◆ DATA BLOCK ◆
┌────────
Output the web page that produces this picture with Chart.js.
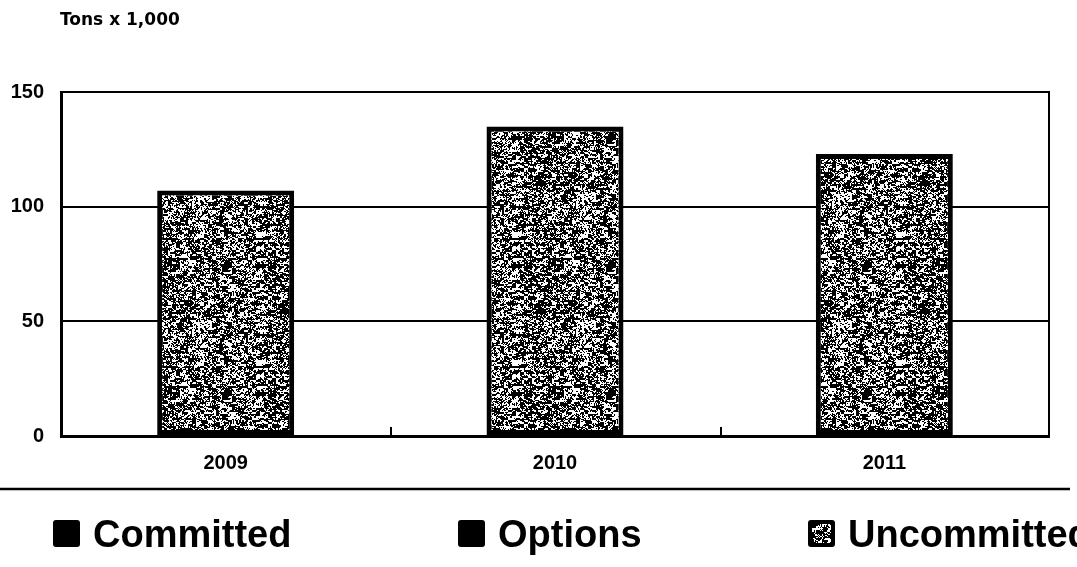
<!DOCTYPE html>
<html>
<head>
<meta charset="utf-8">
<script src="https://cdn.jsdelivr.net/npm/chart.js@4.4.1/dist/chart.umd.min.js"></script>
<style>
  html, body { margin: 0; padding: 0; background: #fff; overflow: hidden; }
  canvas { display: block; }
</style>
</head>
<body>
<canvas id="chart" width="1077" height="567"></canvas>
<script>
const years = ['2009', '2010', '2011'];
const committed = [0, 0, 0];
const options = [0, 0, 0];
const uncommitted = [107, 135, 123];
const seriesNames = ['Committed', 'Options', 'Uncommitted'];
const yTicks = [0, 50, 100, 150];
const unitLabel = 'Tons x 1,000';

const TICK_FONT = { family: '"Liberation Sans", Arial, sans-serif', weight: 'bold', size: 20 };

// stippled grey fill, built from a fixed integer hash so it looks the same every run
function hash(x, y) {
  let h = (x * 374761393 + y * 668265263) | 0;
  h = Math.imul(h ^ (h >>> 13), 1274126177);
  h ^= h >>> 16;
  return (h >>> 0) / 4294967295;
}
function makeTexture(size) {
  const c = document.createElement('canvas');
  c.width = c.height = size;
  const g = c.getContext('2d');
  const img = g.createImageData(size, size);
  for (let y = 0; y < size; y++) {
    for (let x = 0; x < size; x++) {
      const v = hash(x >> 2, y >> 1) * 0.35 + hash(x >> 1, y >> 1) * 0.3 + hash(x + 911, y + 377) * 0.35;
      const k = v < 0.54 ? 0 : 255;
      const i = (y * size + x) * 4;
      img.data[i] = img.data[i + 1] = img.data[i + 2] = k;
      img.data[i + 3] = 255;
    }
  }
  g.putImageData(img, 0, 0);
  return c;
}
const texture = makeTexture(128);
const ctx0 = document.getElementById('chart').getContext('2d');
const stipple = ctx0.createPattern(texture, 'repeat');

// frame edge, inner category ticks, unit label, rule and legend row
const decorations = {
  id: 'decorations',
  afterDraw(chart) {
    const { ctx, chartArea: a, scales: { x } } = chart;
    ctx.save();
    ctx.strokeStyle = '#000';
    ctx.fillStyle = '#000';

    ctx.lineWidth = 2;
    ctx.beginPath();
    ctx.moveTo(a.right, a.top - 1);
    ctx.lineTo(a.right, a.bottom + 1);
    for (let i = 1; i < years.length; i++) {
      const px = Math.round((x.getPixelForValue(i - 1) + x.getPixelForValue(i)) / 2) + 1;
      ctx.moveTo(px, a.bottom);
      ctx.lineTo(px, a.bottom - 9);
    }
    ctx.stroke();

    ctx.font = 'bold 17px "DejaVu Sans", sans-serif';
    ctx.textBaseline = 'alphabetic';
    ctx.textAlign = 'left';
    ctx.fillText(unitLabel, a.left - 1, 25);

    ctx.lineWidth = 2.5;
    ctx.beginPath();
    ctx.moveTo(0, 489);
    ctx.lineTo(1070, 489);
    ctx.stroke();

    const starts = [53, 458, 808];
    ctx.font = 'bold 38px "Liberation Sans", Arial, sans-serif';
    seriesNames.forEach((name, i) => {
      const bx = starts[i], by = 520, s = 27;
      ctx.beginPath();
      ctx.roundRect(bx, by, s, s, 3);
      ctx.fillStyle = '#000';
      ctx.fill();
      if (i === 2) {
        ctx.fillStyle = stipple;
        ctx.fillRect(bx + 4, by + 4, s - 8, s - 8);
      }
      ctx.fillStyle = '#000';
      ctx.fillText(name, bx + s + 13, 547);
    });
    ctx.restore();
  }
};

new Chart(document.getElementById('chart'), {
  type: 'bar',
  data: {
    labels: years,
    datasets: [
      { label: seriesNames[0], data: committed, backgroundColor: '#000', borderWidth: 0 },
      { label: seriesNames[1], data: options, backgroundColor: '#000', borderWidth: 0 },
      { label: seriesNames[2], data: uncommitted, backgroundColor: stipple,
        borderColor: '#000', borderWidth: 5, borderSkipped: false }
    ]
  },
  options: {
    responsive: false,
    animation: false,
    barPercentage: 0.416,
    categoryPercentage: 1,
    layout: { padding: { left: 0, right: 28, top: 92, bottom: 91 } },
    plugins: { legend: { display: false }, tooltip: { enabled: false } },
    scales: {
      x: {
        stacked: true,
        grid: { display: false, drawTicks: false },
        border: { display: true, color: '#000', width: 3 },
        ticks: { color: '#000', font: TICK_FONT, padding: 15 },
        afterFit(s) { s.height = 40; }
      },
      y: {
        stacked: true,
        min: 0,
        max: 150,
        afterBuildTicks(s) { s.ticks = yTicks.map(v => ({ value: v })); },
        grid: { color: '#000', lineWidth: 2, drawTicks: false },
        border: { color: '#000', width: 3 },
        ticks: { color: '#000', font: TICK_FONT, padding: 17 },
        afterFit(s) { s.width = 61; }
      }
    }
  },
  plugins: [decorations]
});
</script>
</body>
</html>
└────────
◆ PROBLEM TO WORK ON ◆
Emit the lines of the material exactly, from its first line to the line containing "weight: 'bold', size: 20", inclusive; leave every picture out.

◆ EXPECTED ANSWER ◆
Output the web page that produces this picture with Chart.js.
<!DOCTYPE html>
<html>
<head>
<meta charset="utf-8">
<script src="https://cdn.jsdelivr.net/npm/chart.js@4.4.1/dist/chart.umd.min.js"></script>
<style>
  html, body { margin: 0; padding: 0; background: #fff; overflow: hidden; }
  canvas { display: block; }
</style>
</head>
<body>
<canvas id="chart" width="1077" height="567"></canvas>
<script>
const years = ['2009', '2010', '2011'];
const committed = [0, 0, 0];
const options = [0, 0, 0];
const uncommitted = [107, 135, 123];
const seriesNames = ['Committed', 'Options', 'Uncommitted'];
const yTicks = [0, 50, 100, 150];
const unitLabel = 'Tons x 1,000';

const TICK_FONT = { family: '"Liberation Sans", Arial, sans-serif', weight: 'bold', size: 20 };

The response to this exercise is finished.